A new discovery from The Center of Free Radical and Biomedical Research at Facultad de Medicina, Universidad de la Republica in Uruguay may have direct application for patients with amyotrophic lateral sclerosis (ALS), also known as Lou Gehrig’s disease. Patients with ALS have degenerated motor neurons, and they cannot control muscle movement, leading to paralysis and eventual death. Since motor neurons, just like all cells of the body, require an energy supply from mitochondria, researchers at The Center investigated a potential benefit of administering MitoQ to mice with ALS-like disease. MitoQ is a synthetic antioxidant that is analogous to Coenzyme Q10, a natural antioxidant in the body. It accumulates in the mitochondria and scavenges free radicals, minimizing oxidative stress damage in cells.
The team of scientists thought the antioxidant properties of MitoQ would attenuate damage to motor neurons and slow the progression of symptoms in ALS-induced mice. To test this theory, they administered MitoQ to mice via drinking water once the mice showed signs of neurodegeneration. After 20 days, all tested tissues of the mice had detectable levels of MitoQ, and the spinal cord and quadriceps muscles displayed signs of slower decline in mitochondrial function. Additionally, “MitoQ increased approximately 6% the survival of the treated mice,” noted Patricia Cassina, MD, PhD. “This might seem small, but it’s in the range of the best that other drugs have been able to achieve with this model in which the disease progression is extremely fast and there is a small window of opportunity to improve symptoms and survival.”

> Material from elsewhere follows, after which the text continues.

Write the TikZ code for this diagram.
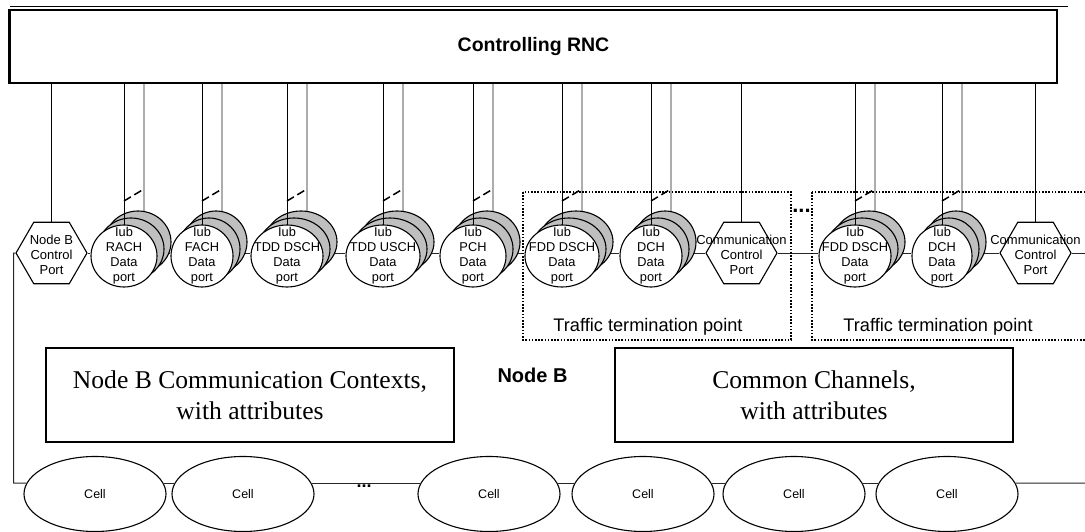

“We also found that MitoQ has beneficial effects in the murine model of ALS, which will likely lead to clinical trials using MitoQ with ALS patients and hopefully lead to extend the survival and improve the quality of life of ALS patients,” said Rafael Radi, MD, PhD, Director of The Center. Importantly, by waiting until symptoms presented, the scientists showed positive applicability to humans because patients would not seek treatment until their disease state became evident.
Also of note is the advancement of understanding in the world of ALS. “This study supports the role of mitochondrial dysfunction in the development and progression of ALS, which may allow for the development of more mitochondria-targeted therapies to fight this disease,” said Dr. Radi. A number of natural antioxidants are found in foods we eat, and perhaps they too can slow the progression of ALS. For now, it is certain that MitoQ will be studied further. It has been tested for safety in a number of unrelated clinical trials since its development in the late 1990s.